Myrtleford

Prior to European settlement the area was occupied by the Dhudoroa Aborigines. The first white people in the Ovens Valley were the pastoralists who arrived in 1837-38. John Hillas built huts and stockyards on the banks of Myrtle Creek in 1837, near the present Myrtleford Hotel, the area being part of a remote cattle run known as the Myrtle Creek Run.

Forming the boundary of the run, the Myrtle Creek was given its name by the first Europeans in the area. When gold was discovered in the Buckland Valley, thousands of diggers had to cross Myrtle Creek on their way to the goldfields. The creek was named after the myrtle trees growing there but has since been renamed Barwidgee Creek. A small township developed around the fording place, with the name of Myrtleford consequently adopted. The road through Myrtleford was then called the Buckland Road; it is known today as the Great Alpine Road.

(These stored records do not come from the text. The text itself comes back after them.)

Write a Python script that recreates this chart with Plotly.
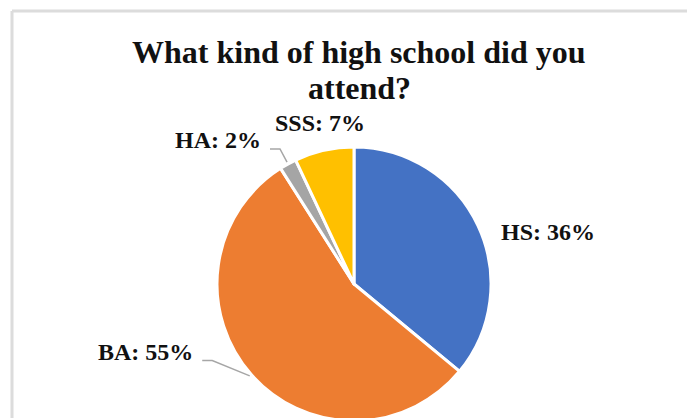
import math
import plotly.graph_objects as go

categories = ["HS", "BA", "HA", "SSS"]
values = [36, 55, 2, 7]
colors = ["#4472C4", "#ED7D31", "#A5A5A5", "#FFC000"]
title_lines = ["What kind of high school did you", "attend?"]

W, H = 695, 418
OFF = 8                      # page body margin: screen = figure + OFF
CX, CY, R = 354, 284, 137    # pie centre / radius in screen px

# label placement (styling): offset of label anchor from the rim point
label_style = {
    "HS":  dict(dx=21,  dy=6,   xanchor="left",   leader=False),
    "BA":  dict(dx=-56, dy=-23, xanchor="right",  leader=True),
    "HA":  dict(dx=-25, dy=-24, xanchor="right",  leader=True),
    "SSS": dict(dx=-4,  dy=-27, xanchor="center", leader=False),
}

def px2paper(x, y):
    return (x - OFF) / W, 1 - (y - OFF) / H

fx0, fy_top = px2paper(CX - R, CY - R)
fx1, fy_bot = px2paper(CX + R, CY + R)

fig = go.Figure(go.Pie(
    labels=categories, values=values, sort=False, direction="clockwise",
    rotation=0, textinfo="none", hoverinfo="label+percent",
    marker=dict(colors=colors, line=dict(color="white", width=3)),
    domain=dict(x=[fx0, fx1], y=[max(fy_bot, 0), fy_top]),
    showlegend=False,
))

total = sum(values)
cum = 0
annotations = []
shapes = []
lab_font = dict(family="Liberation Serif", size=24, color="#111111", weight="bold")
for cat, v in zip(categories, values):
    mid = (cum + v / 2) / total * 2 * math.pi
    cum += v
    rx = CX + R * math.sin(mid)
    ry = CY - R * math.cos(mid)
    st = label_style[cat]
    lx, ly = rx + st["dx"], ry + st["dy"]
    pct = round(v / total * 100)
    ax_, ay_ = px2paper(lx, ly)
    annotations.append(dict(
        x=ax_, y=ay_, xref="paper", yref="paper", showarrow=False,
        text=f"{cat}: {pct}%", xanchor=st["xanchor"], yanchor="middle",
        font=lab_font,
    ))
    if st["leader"]:
        sx = lx + 7
        ex = sx + 10
        ey = ly + 9
        rr = R + 2
        p0 = px2paper(sx, ey)
        p1 = px2paper(ex, ey)
        p2 = px2paper(CX + rr * math.sin(mid), CY - rr * math.cos(mid))
        path = f"M {p0[0]},{p0[1]} L {p1[0]},{p1[1]} L {p2[0]},{p2[1]}"
        shapes.append(dict(type="path", path=path, xref="paper", yref="paper",
                           line=dict(color="#A6A6A6", width=1.5)))

# title, two lines
title_font = dict(family="Liberation Serif", size=32, color="#111111", weight="bold")
for i, line in enumerate(title_lines):
    tx, ty = px2paper(359, 52 + 36 * i)
    annotations.append(dict(x=tx, y=ty, xref="paper", yref="paper", showarrow=False,
                            text=line, xanchor="center", yanchor="middle",
                            font=title_font))

# outer frame (top and left edges visible)
lx0, ly0 = px2paper(12, 11)
shapes.append(dict(type="line", xref="paper", yref="paper",
                   x0=lx0, x1=1.02, y0=ly0, y1=ly0,
                   line=dict(color="#DCDCDC", width=3)))
shapes.append(dict(type="line", xref="paper", yref="paper",
                   x0=lx0, x1=lx0, y0=-0.05, y1=ly0,
                   line=dict(color="#DCDCDC", width=3)))

fig.update_layout(
    width=W, height=H, margin=dict(l=0, r=0, t=0, b=0),
    paper_bgcolor="white", plot_bgcolor="white",
    annotations=annotations, shapes=shapes,
)

fig.write_html("out.html")
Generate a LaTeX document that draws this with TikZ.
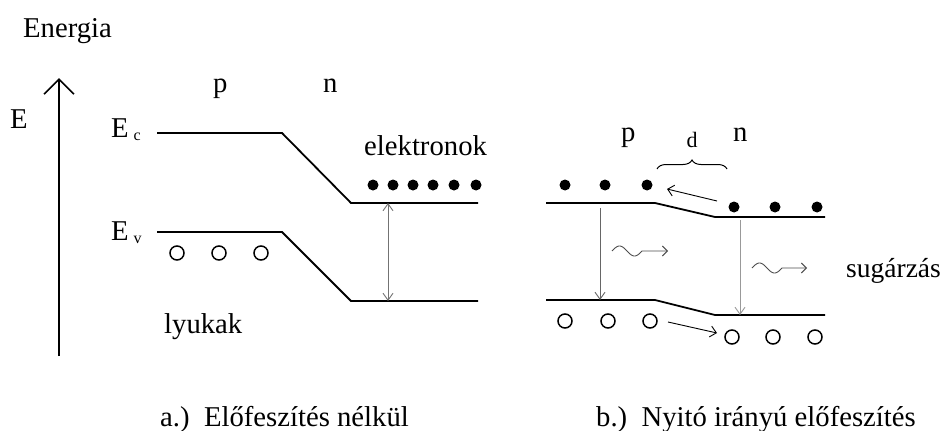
\documentclass[tikz,border=0pt]{standalone}
\usepackage{fontspec}
\setmainfont{Liberation Serif}
\usetikzlibrary{arrows.meta,decorations.pathreplacing}
\tikzset{
  lbl/.style={font=\fontsize{28.7}{34}\selectfont, inner sep=0pt, anchor=base west},
  band/.style={line width=1.8pt, black},
  gap/.style={line width=0.9pt, black!55},
  flow/.style={line width=0.9pt, black, -{Straight Barb[length=6pt,width=11pt]}},
  electron/.style={circle, fill=black, minimum size=11pt, inner sep=0pt},
  hole/.style={circle, draw=black, line width=1.5pt, minimum size=14pt, inner sep=0pt},
  wiggle/.style={line width=0.9pt, black!70, -{Straight Barb[length=5pt,width=10pt]}}
}
\newcommand{\sbs}[1]{\raisebox{-3pt}{\fontsize{16}{16}\selectfont #1}}
\begin{document}
\begin{tikzpicture}[x=1pt,y=-1pt]
\useasboundingbox (0,0) rectangle (946,431);

% energy axis
\node[lbl] (energia) at (23,37) {Energia};
\node[lbl] (elabel) at (10,128) {E};
\coordinate (axbot) at (59,356);
\coordinate (axtop) at (59,78);
\draw[line width=1.6pt, -{Straight Barb[length=15pt,width=30pt,line width=1.6pt]}] (axbot) -- (axtop);

% ---------- a.) without bias ----------
\node[lbl] (pa) at (213,92) {p};
\node[lbl] (na) at (323,92) {n};
\node[lbl] (ec) at (111,137) {E\,\sbs{c}};
\node[lbl] (ev) at (111,240) {E\,\sbs{v}};

\coordinate (c1) at (157,133); \coordinate (c2) at (282,133);
\coordinate (c3) at (351,203); \coordinate (c4) at (478,203);
\coordinate (v1) at (157,232); \coordinate (v2) at (282,232);
\coordinate (v3) at (351,301); \coordinate (v4) at (478,301);
\draw[band] (c1) -- (c2) -- (c3) -- (c4);
\draw[band] (v1) -- (v2) -- (v3) -- (v4);

\coordinate (gt) at (388,203); \coordinate (gb) at (388,301);
\draw[gap, {Straight Barb[length=7pt,width=10pt]}-{Straight Barb[length=7pt,width=10pt]}] (gt) -- (gb);

\node[lbl] (elek) at (364,155) {elektronok};
\foreach \x [count=\i] in {373,393,413,433,454,476}
  \node[electron] (ea\i) at (\x,185) {};
\foreach \x [count=\i] in {177,219,261}
  \node[hole] (ha\i) at (\x,253) {};
\node[lbl] (lyuk) at (164,333) {lyukak};

\node[lbl] (capa) at (160,426) {a.)\ \ Előfeszítés nélkül};

% ---------- b.) forward bias ----------
\node[lbl] (pb) at (621,141) {p};
\node[lbl] (nb) at (733,141) {n};
\node[font=\fontsize{22}{25}\selectfont, inner sep=0pt, anchor=base] (dlab) at (692,147) {d};
\coordinate (bl) at (657,169); \coordinate (br) at (727,169);
\draw[line width=1pt, decorate, decoration={brace, amplitude=9pt}] (bl) -- (br);

\coordinate (u1) at (546,203); \coordinate (u2) at (655,203);
\coordinate (u3) at (715,217); \coordinate (u4) at (825,217);
\coordinate (l1) at (546,300); \coordinate (l2) at (655,300);
\coordinate (l3) at (715,315); \coordinate (l4) at (825,315);
\draw[band] (u1) -- (u2) -- (u3) -- (u4);
\draw[band] (l1) -- (l2) -- (l3) -- (l4);

\foreach \x [count=\i] in {565,605,647}
  \node[electron] (ep\i) at (\x,185) {};
\foreach \x [count=\i] in {734,775,817}
  \node[electron] (en\i) at (\x,207) {};
\foreach \x [count=\i] in {565,608,650}
  \node[hole] (hp\i) at (\x,321) {};
\foreach \x [count=\i] in {732,773,815}
  \node[hole] (hn\i) at (\x,337) {};

% carriers drifting across the junction
\coordinate (ef) at (717,201); \coordinate (et) at (667,189);
\draw[flow] (ef) -- (et);
\coordinate (hf) at (668,322); \coordinate (ht) at (717,333);
\draw[flow] (hf) -- (ht);

% recombination
\coordinate (r1t) at (600,208); \coordinate (r1b) at (600,300);
\draw[line width=0.9pt, black!60, -{Straight Barb[length=7pt,width=10pt]}] (r1t) -- (r1b);
\coordinate (r2t) at (740,220); \coordinate (r2b) at (740,315);
\draw[line width=0.9pt, black!40, -{Straight Barb[length=7pt,width=10pt]}] (r2t) -- (r2b);

% emitted photons
\coordinate (w1s) at (612,251); \coordinate (w1e) at (668,251);
\draw[wiggle] plot[domain=0:1, samples=40] ({612+30*\x},{251-5*sin(360*\x)}) -- (w1e);
\coordinate (w2s) at (752,268); \coordinate (w2e) at (807,268);
\draw[wiggle] plot[domain=0:1, samples=40] ({752+30*\x},{268-5*sin(360*\x)}) -- (w2e);

\node[lbl, font=\fontsize{27.5}{32}\selectfont] (sug) at (846,277) {sugárzás};

\node[lbl] (capb) at (596,426) {b.)\ \ Nyitó irányú előfeszítés};
\end{tikzpicture}
\end{document}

The first localised mining rush occurred along Happy Valley Creek in 1856 with reef mining soon commencing at Gapstead. The town was surveyed and named in 1859.

Myrtleford survived the decline of gold mining due to the early establishment of hop and tobacco production. Chinese settlers,the Pan Look family, were, for many years, the largest growers. The1930s and 1940s were hard times for the town but, after World War II,new methods and strains of tobacco were introduced and a Tobacco Research Station was established. Southern European migrants also settled in the area in the postwar years, involving themselves in the tobacco, hops and walnut industries.